▶ **Exercise goal**: Reproduce nothing but the lines from the start of the material through the line that includes "2021, 2022, 2023];", both ends included, and omit every picture.

━━━━

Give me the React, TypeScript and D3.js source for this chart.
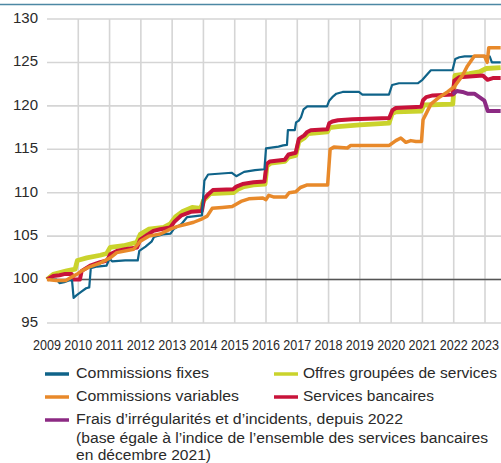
import React from "react";
import * as d3 from "d3";

// ---------- data ----------
const yTicks = [95, 100, 105, 110, 115, 120, 125, 130];
const xYears = [2009, 2010, 2011, 2012, 2013, 2014, 2015, 2016, 2017, 2018, 2019, 2020, 2021, 2022, 2023];

const fixesT = [2009.0, 2009.3, 2009.4, 2009.55, 2009.7, 2009.8, 2009.85, 2009.95, 2010.1, 2010.25, 2010.35, 2010.4, 2010.6, 2010.9, 2011.0, 2011.08, 2011.5, 2011.9, 2011.95, 2012.15, 2012.35, 2012.42, 2012.7, 2012.95, 2013.05, 2013.3, 2013.48, 2013.95, 2014.03, 2014.15, 2014.9, 2015.05, 2015.3, 2015.65, 2015.95, 2016.0, 2016.4, 2016.55, 2016.67, 2016.7, 2016.92, 2016.96, 2017.05, 2017.12, 2017.2, 2017.32, 2017.95, 2018.02, 2018.12, 2018.25, 2018.45, 2018.97, 2019.08, 2019.93, 2020.03, 2020.25, 2020.85, 2021.0, 2021.12, 2021.27, 2021.96, 2022.05, 2022.18, 2022.35, 2023.15, 2023.22, 2023.5];
const fixesV = [100, 100.0, 99.6, 99.7, 99.9, 99.9, 97.9, 98.2, 98.6, 99.0, 99.1, 101.3, 101.5, 101.6, 102.4, 102.1, 102.2, 102.2, 103.3, 103.8, 104.4, 104.9, 105.2, 105.3, 105.8, 106.4, 107.2, 107.4, 111.4, 112.1, 112.3, 111.9, 112.4, 112.6, 112.7, 115.1, 115.3, 115.45, 115.5, 117.2, 117.2, 118.1, 118.3, 118.7, 119.6, 119.95, 119.95, 120.6, 121.0, 121.4, 121.6, 121.6, 121.3, 121.3, 122.4, 122.6, 122.6, 123.0, 123.5, 124.1, 124.1, 125.4, 125.6, 125.7, 125.7, 125.0, 125.0];

const variablesT = [2009.0, 2009.3, 2009.6, 2009.79, 2009.95, 2010.11, 2010.38, 2010.7, 2011.02, 2011.23, 2011.77, 2011.98, 2012.25, 2012.62, 2012.94, 2013.15, 2013.48, 2013.69, 2013.96, 2014.12, 2014.28, 2014.6, 2014.92, 2015.2, 2015.45, 2015.9, 2016.0, 2016.09, 2016.26, 2016.63, 2016.74, 2016.95, 2017.1, 2017.32, 2017.97, 2018.05, 2018.17, 2018.6, 2018.71, 2019.94, 2020.15, 2020.31, 2020.47, 2020.63, 2020.79, 2020.97, 2021.02, 2021.12, 2021.27, 2021.54, 2021.8, 2022.02, 2022.28, 2022.44, 2022.66, 2022.98, 2023.07, 2023.12, 2023.5];
const variablesV = [100, 99.9, 99.9, 100.3, 100.6, 101.0, 101.5, 101.9, 102.5, 103.1, 103.5, 104.4, 105.0, 105.25, 105.8, 106.1, 106.4, 106.6, 107.0, 107.3, 108.2, 108.3, 108.4, 109.0, 109.3, 109.4, 109.2, 109.7, 109.5, 109.5, 110.0, 110.1, 110.6, 110.9, 110.9, 115.0, 115.25, 115.15, 115.45, 115.45, 116.0, 116.3, 115.8, 116.0, 115.9, 115.9, 118.4, 119.1, 120.2, 121.0, 121.6, 122.2, 123.5, 124.6, 125.75, 125.75, 125.0, 126.7, 126.7];

const offresT = [2009.0, 2009.2, 2009.63, 2009.9, 2009.97, 2010.27, 2010.7, 2010.91, 2011.02, 2011.45, 2011.87, 2011.98, 2012.25, 2012.73, 2012.94, 2013.1, 2013.32, 2013.64, 2013.92, 2014.0, 2014.22, 2014.95, 2015.1, 2015.3, 2015.6, 2015.97, 2016.03, 2016.15, 2016.6, 2016.72, 2016.95, 2017.05, 2017.22, 2017.35, 2017.96, 2018.03, 2018.3, 2019.0, 2019.93, 2020.03, 2020.15, 2020.96, 2021.05, 2021.97, 2022.04, 2022.5, 2022.82, 2023.04, 2023.5];
const offresV = [100, 100.6, 101.0, 101.2, 102.2, 102.5, 102.8, 103.0, 103.7, 103.9, 104.3, 105.2, 105.8, 106.0, 106.4, 107.2, 107.8, 108.3, 108.2, 109.1, 109.9, 110.0, 110.4, 110.7, 110.9, 111.0, 113.1, 113.4, 113.6, 114.1, 114.3, 115.9, 116.3, 116.8, 117.0, 117.5, 117.6, 117.8, 118.0, 119.1, 119.3, 119.4, 120.1, 120.2, 123.5, 123.7, 123.9, 124.3, 124.4];

const bancairesT = [2009.0, 2009.2, 2009.4, 2009.58, 2009.79, 2009.83, 2010.05, 2010.11, 2010.38, 2010.7, 2010.92, 2011.02, 2011.23, 2011.5, 2011.88, 2011.98, 2012.19, 2012.4, 2012.62, 2012.94, 2013.08, 2013.3, 2013.6, 2013.95, 2014.02, 2014.12, 2014.3, 2014.95, 2015.05, 2015.25, 2015.6, 2015.95, 2016.02, 2016.12, 2016.6, 2016.72, 2016.95, 2017.05, 2017.22, 2017.32, 2017.43, 2017.96, 2018.02, 2018.12, 2018.3, 2018.76, 2019.94, 2020.04, 2020.15, 2020.96, 2021.02, 2021.12, 2021.33, 2021.97, 2022.02, 2022.18, 2022.93, 2023.08, 2023.25, 2023.5];
const bancairesV = [100, 100.4, 100.5, 100.65, 100.65, 100.0, 100.0, 101.0, 101.6, 102.0, 102.2, 102.9, 103.3, 103.5, 103.7, 104.6, 105.1, 105.6, 105.8, 106.0, 106.7, 107.4, 107.8, 107.9, 109.3, 109.7, 110.3, 110.4, 110.7, 111.0, 111.2, 111.3, 113.3, 113.6, 113.8, 114.4, 114.6, 116.2, 116.6, 117.0, 117.2, 117.3, 118.0, 118.2, 118.35, 118.45, 118.6, 119.5, 119.75, 119.9, 120.65, 121.0, 121.2, 121.3, 122.9, 123.3, 123.5, 123.0, 123.2, 123.2];

const fraisT = [2021.97, 2022.1, 2022.28, 2022.44, 2022.66, 2022.82, 2022.98, 2023.09, 2023.5];
const fraisV = [121.3, 121.7, 121.6, 121.4, 121.4, 121.0, 120.6, 119.4, 119.4];

const seriesNames = [
  "Commissions fixes",
  "Commissions variables",
  "Offres groupées de services",
  "Services bancaires",
  "Frais d\u2019irrégularités et d\u2019incidents, depuis 2022",
];
const fraisNote = [
  "(base égale à l\u2019indice de l\u2019ensemble des services bancaires",
  "en décembre 2021)",
];

// ---------- styles ----------
const C_FIXES = "#0f6389";
const C_VAR = "#e8892a";
const C_OFFRES = "#cad32c";
const C_BANC = "#c8133a";
const C_FRAIS = "#8c2a83";

const W = 501;
const H = 463;

export default function App() {
  const x = d3.scaleLinear().domain([2009, 2023]).range([47, 485]);
  const y = d3.scaleLinear().domain([95, 130]).range([323, 19]);
  const plotRight = 501;

  const mk = (t: number[], v: number[]) =>
    d3
      .line<number>()
      .x((_, i) => x(t[i]))
      .y((d) => y(d))(v) as string;

  const lines = [
    { d: mk(offresT, offresV), c: C_OFFRES, w: 4.8 },
    { d: mk(bancairesT, bancairesV), c: C_BANC, w: 4 },
    { d: mk(fixesT, fixesV), c: C_FIXES, w: 2.2 },
    { d: mk(variablesT, variablesV), c: C_VAR, w: 3.5 },
    { d: mk(fraisT, fraisV), c: C_FRAIS, w: 4 },
  ];

  const legendFont = "'Liberation Sans Narrow', 'Liberation Sans', Arial, sans-serif";
  const legendSize = 15.5;
  const legendItems = [
    { name: seriesNames[0], c: C_FIXES, sx: 45, tx: 76, y: 372, len: 133 },
    { name: seriesNames[2], c: C_OFFRES, sx: 274, tx: 303, y: 372, len: 194 },
    { name: seriesNames[1], c: C_VAR, sx: 45, tx: 76, y: 395, len: 163 },
    { name: seriesNames[3], c: C_BANC, sx: 274, tx: 303, y: 395, len: 131 },
    { name: seriesNames[4], c: C_FRAIS, sx: 45, tx: 76, y: 418, len: 327 },
  ];
  const noteLens = [412, 135];
  const noteYs = [437, 454];

  return (
    <svg
      width={W}
      height={H}
      style={{ position: "fixed", left: 0, top: 0, background: "#fff" }}
    >
      <rect x={0} y={0} width={W} height={H} fill="#fff" />
      <line x1={0} x2={W} y1={4.5} y2={4.5} stroke="#4d88a4" strokeWidth={1.6} />

      {/* grid */}
      {yTicks.map((t) => (
        <line key={"h" + t} x1={47} x2={plotRight} y1={y(t)} y2={y(t)} stroke="#d5d5d5" strokeWidth={1.6} />
      ))}
      {xYears.slice(1).map((yr) => (
        <line key={"v" + yr} x1={x(yr)} x2={x(yr)} y1={y(130)} y2={y(95)} stroke="#d5d5d5" strokeWidth={1.6} />
      ))}
      <line x1={47} x2={plotRight} y1={y(100)} y2={y(100)} stroke="#555" strokeWidth={1.5} />

      {/* y labels */}
      {yTicks.map((t) => (
        <text
          key={"yl" + t}
          x={38}
          y={y(t) + 3.8}
          textAnchor="end"
          fontFamily="'Liberation Sans', Arial, sans-serif"
          fontSize={15}
          fill="#2a2a2a"
        >
          {t}
        </text>
      ))}

      {/* x labels */}
      {xYears.map((yr) => (
        <text
          key={"xl" + yr}
          x={x(yr)}
          y={350}
          textAnchor="middle"
          fontFamily={legendFont}
          fontSize={14}
          fill="#2a2a2a"
          textLength={28}
          lengthAdjust="spacingAndGlyphs"
        >
          {yr}
        </text>
      ))}

      {/* series */}
      {lines.map((l, i) => (
        <path key={"s" + i} d={l.d} fill="none" stroke={l.c} strokeWidth={l.w} strokeLinejoin="round" strokeLinecap="butt" />
      ))}

      {/* legend */}
      {legendItems.map((it, i) => (
        <g key={"lg" + i}>
          <line x1={it.sx} x2={it.sx + 24} y1={it.y + 2} y2={it.y + 2} stroke={it.c} strokeWidth={3.5} />
          <text
            x={it.tx}
            y={it.y + 5.5}
            fontFamily={legendFont}
            fontSize={legendSize}
            fill="#2a2a2a"
            textLength={it.len}
            lengthAdjust="spacingAndGlyphs"
          >
            {it.name}
          </text>
        </g>
      ))}
      {fraisNote.map((s, i) => (
        <text
          key={"nt" + i}
          x={76}
          y={noteYs[i] + 5.5}
          fontFamily={legendFont}
          fontSize={legendSize}
          fill="#2a2a2a"
          textLength={noteLens[i]}
          lengthAdjust="spacingAndGlyphs"
        >
          {s}
        </text>
      ))}
    </svg>
  );
}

━━━━

▶ **The response**:
Give me the React, TypeScript and D3.js source for this chart.
import React from "react";
import * as d3 from "d3";

// ---------- data ----------
const yTicks = [95, 100, 105, 110, 115, 120, 125, 130];
const xYears = [2009, 2010, 2011, 2012, 2013, 2014, 2015, 2016, 2017, 2018, 2019, 2020, 2021, 2022, 2023];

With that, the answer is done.